Inverness’ Jack Mason Museum of West Marin History on Sunday revived from a 1990 show a fascinating exhibit of some of the architectural styles notable in West Marin during the past 150 years.

Tocaloma. This farm house on Platform Bridge Road went up around 1865. As the display notes, it is “a simple Italianate house modified by a gable roof with dormers. The projecting architectural moldings supported on consoles at the head of the windows are typical [of the style].”

Southwest of Tocaloma, in Olema stands Druids’ Hall. It was built in 1885 as a social hall for the Ancient Order of Druids, a fraternal organization founded in London in 1781. It is now operated by Sir and Star inn and restaurant.

The museum display describes the building as “handsomely proportioned with details similar to the Olema Hotel” where Sir and Star is located. The design of both buildings is “attributed to Joseph Codoni, the carpenter craftsman who combined his skill in traditional building using local materials, with pictured details from pattern books.”

The first house in Inverness was built by Capt. Alexander Baily. About 1900 Baily enlarged it to accommodate children and other family members. “A wing with gabled roof was added, thus creating more attic and the name ‘The Gables,'” according to the exhibit. For years it was the home of historian Jack Mason, his wife Jean, and daughter Barbara. Jack left the home for use as a museum when he died in 1985. The exhibit notes that the late architect “Ted Boutmy skillfully did the architectural remodeling.”
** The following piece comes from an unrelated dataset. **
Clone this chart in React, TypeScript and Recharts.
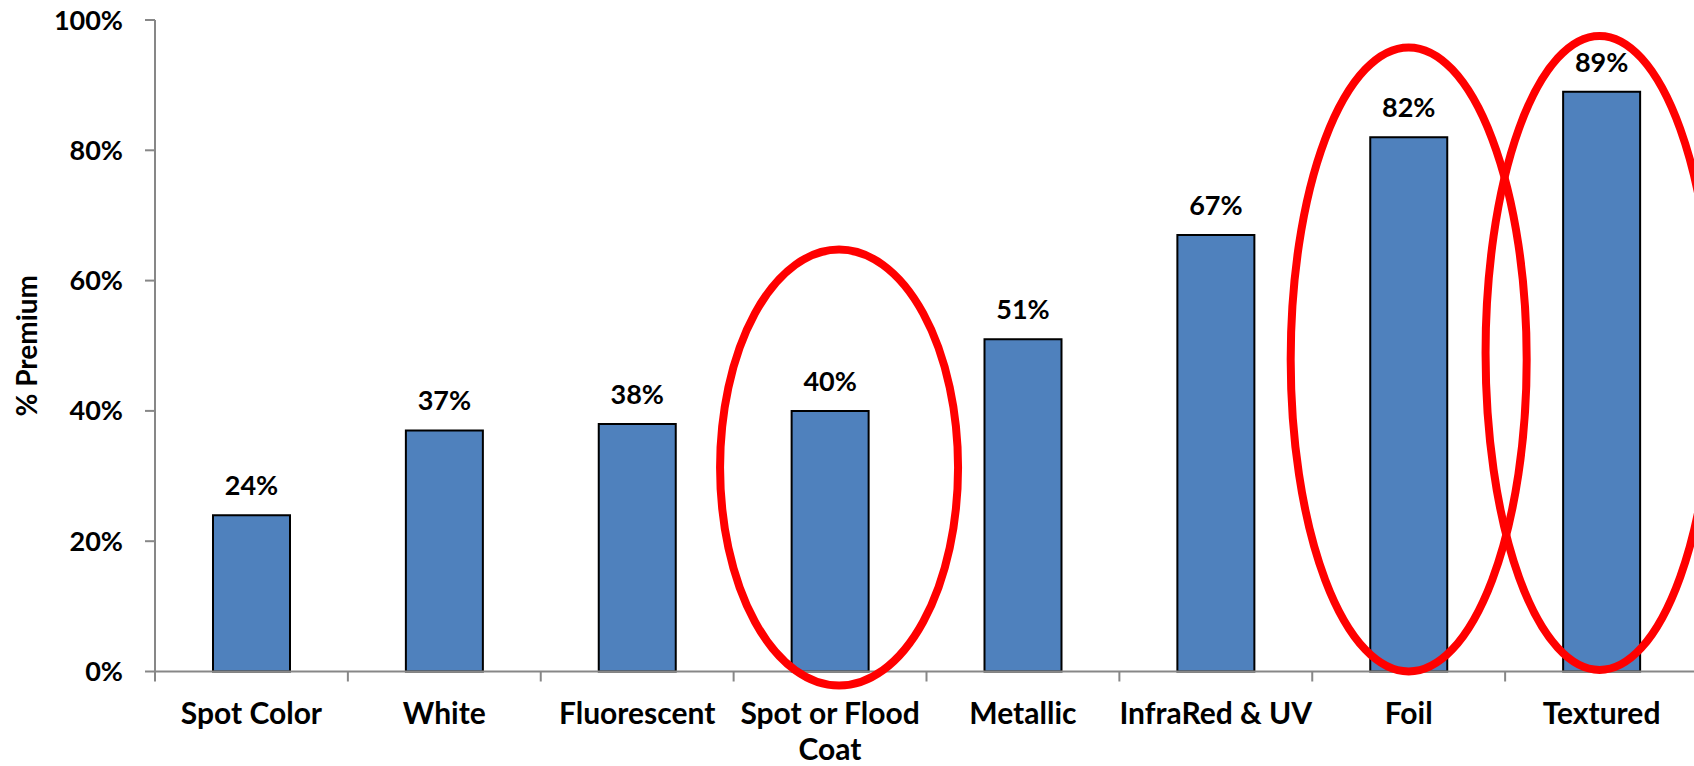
import React from 'react';
import { BarChart, Bar, XAxis, YAxis, LabelList, ReferenceDot } from 'recharts';

const categories = [
  'Spot Color',
  'White',
  'Fluorescent',
  'Spot or Flood Coat',
  'Metallic',
  'InfraRed & UV',
  'Foil',
  'Textured',
];
const premiums = [24, 37, 38, 40, 51, 67, 82, 89];
const yTicks = [0, 20, 40, 60, 80, 100];

// categories ringed in red, and the % level each ring is centred on
const circled = ['Spot or Flood Coat', 'Foil', 'Textured'];
const circleCentres = [31.3, 47.9, 48.9];

const FONT = 'Lato, "Open Sans", sans-serif';
const NUM_SIZE = 27;
const LABEL_SIZE = 30;
const AXIS_GREY = '#878787';
const BAR_BLUE = '#4F81BD';

// ring sizes in px (rx, ry) and a small horizontal nudge
const RING_STYLE = [
  { rx: 119, ry: 218, dx: 9 },
  { rx: 118, ry: 312, dx: 0 },
  { rx: 114, ry: 317, dx: -2 },
];

const data = categories.map((name, i) => ({ name, premium: premiums[i] }));

// greedy word wrap by character count, long category names go on two lines
const wrap = (label: string, max = 14) => {
  const lines: string[] = [];
  let cur = '';
  label.split(' ').forEach((w) => {
    const next = cur ? `${cur} ${w}` : w;
    if (next.length > max && cur) {
      lines.push(cur);
      cur = w;
    } else {
      cur = next;
    }
  });
  if (cur) lines.push(cur);
  return lines;
};

const CategoryTick = (props: any) => {
  const { x, y, payload, index, visibleTicksCount, width } = props;
  const half = payload?.offset ?? width / visibleTicksCount / 2;
  const left = x - half;
  const right = x + half;
  return (
    <g>
      <line x1={left} y1={y} x2={left} y2={y + 10} stroke={AXIS_GREY} strokeWidth={2} />
      {index === visibleTicksCount - 1 && (
        <line x1={right} y1={y} x2={right} y2={y + 10} stroke={AXIS_GREY} strokeWidth={2} />
      )}
      <text
        x={x}
        y={y + 52}
        textAnchor="middle"
        fill="#000"
        style={{ fontFamily: FONT, fontSize: LABEL_SIZE, fontWeight: 700 }}
      >
        {wrap(payload.value).map((line, i) => (
          <tspan key={i} x={x} dy={i === 0 ? 0 : 36}>
            {line}
          </tspan>
        ))}
      </text>
    </g>
  );
};

const AxisTitle = (props: any) => {
  const { viewBox } = props;
  const cx = viewBox.x + 37;
  const cy = viewBox.y + viewBox.height / 2;
  return (
    <text
      x={cx}
      y={cy}
      transform={`rotate(-90, ${cx}, ${cy})`}
      textAnchor="middle"
      fill="#000"
      style={{ fontFamily: FONT, fontSize: 28, fontWeight: 700 }}
    >
      % Premium
    </text>
  );
};

const ring = (i: number) => (props: any) => {
  const s = RING_STYLE[i];
  return (
    <ellipse
      cx={props.cx + s.dx}
      cy={props.cy}
      rx={s.rx}
      ry={s.ry}
      fill="none"
      stroke="#FF0000"
      strokeWidth={8}
    />
  );
};

export default function App() {
  return (
    <div
      style={{
        position: 'absolute',
        left: 0,
        top: 0,
        width: 1694,
        height: 766,
        overflow: 'hidden',
        background: '#fff',
      }}
    >
      <BarChart
        width={1702}
        height={766}
        data={data}
        margin={{ top: 20, right: 4, bottom: 0, left: 0 }}
      >
        <XAxis
          dataKey="name"
          height={94.5}
          interval={0}
          tickLine={false}
          tickSize={0}
          tickMargin={0}
          axisLine={{ stroke: AXIS_GREY, strokeWidth: 2 }}
          tick={<CategoryTick />}
        />
        <YAxis
          width={155}
          domain={[0, 100]}
          ticks={yTicks}
          interval={0}
          tickSize={10}
          tickMargin={22}
          tickFormatter={(v) => `${v}%`}
          axisLine={{ stroke: AXIS_GREY, strokeWidth: 2 }}
          tickLine={{ stroke: AXIS_GREY, strokeWidth: 2 }}
          tick={{ fill: '#000', fontSize: NUM_SIZE, fontWeight: 700, fontFamily: FONT }}
          label={<AxisTitle />}
        />
        <Bar
          dataKey="premium"
          barSize={77}
          fill={BAR_BLUE}
          stroke="#000"
          strokeWidth={2}
          isAnimationActive={false}
        >
          <LabelList
            dataKey="premium"
            position="top"
            offset={20}
            formatter={(v: any) => `${v}%`}
            fill="#000"
            fontSize={NUM_SIZE}
            fontWeight={700}
            fontFamily={FONT}
          />
        </Bar>
        {circled.map((name, i) => (
          <ReferenceDot
            key={name}
            x={name}
            y={circleCentres[i]}
            r={1}
            ifOverflow="visible"
            shape={ring(i)}
          />
        ))}
      </BarChart>
    </div>
  );
}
Point Reyes Station. There are some surprises in the display. Most West Marin residents are familiar with the Mission Revival architecture of the derelict Grandi Building, which was built as Hotel Point Reyes after an earlier brick building was destroyed in the 1906 earthquake.

The surprise is in Visalia, Tulare County, where the Hyde Business Block included this near-identical twin of the Grandi Building (as seen in a 1906 sketch). The architect is listed as B.G. McDougall.


Still standing at the corner of Third and C streets in Point Reyes Station is an old, brick structure which was built around 1907 as the Taddeucci Bakery with an adjoining house. The bricks and corrugated iron roof “perhaps … were there to make the bakery fireproof,” the museum display speculates.

Home on pilings over Tomales Bay. “Since early days, over-water houses have been a characteristic feature in West Marin,” the exhibition notes. “Two types of construction are evident: buildings which rest partially on land above the high-tide line and extend over the bay on pile supports, and structures built entirely over the water at some distance from the shore and approached on oiled, wooden walkways.” This Inverness home built in 1955 was designed by architect Harold Wagstaff. The display comments this is “perhaps the last of the over-water houses because of coastal regulations.”

Highland Lodge, as seen in its “heyday,” on Callendar Way in Inverness was built in the early 1900s by Mary Florence Burris. She immediately set up the two story house as a full-board hotel, and in 1908, she had another two-story house built nearby for her home and as a residence for her staff, most of whom were relatives.

The lodge began attracting many prominent guests, including future President Warren G. Harding, and in 1909, Mary advertised that “Highland Lodge is open only to those who give satisfactory references.”

Mary put her young niece Grace through teachers’ college in San Francisco, and Grace went on to teach for two years (between 1915 and 1917) at the one-room Marshall School. Grace later became a teacher and then principal at Belvedere School. “As Mary grew older, her niece Mabel took on more and more responsibility,” Meg Linden wrote in the exhibit’s program, and when Mary “died on Dec. 3, 1942, Mabel soon closed down the lodge.”

In recent years, it has been the home of former Marin County Planning Commissioner Wade Holland and his late wife Sandra.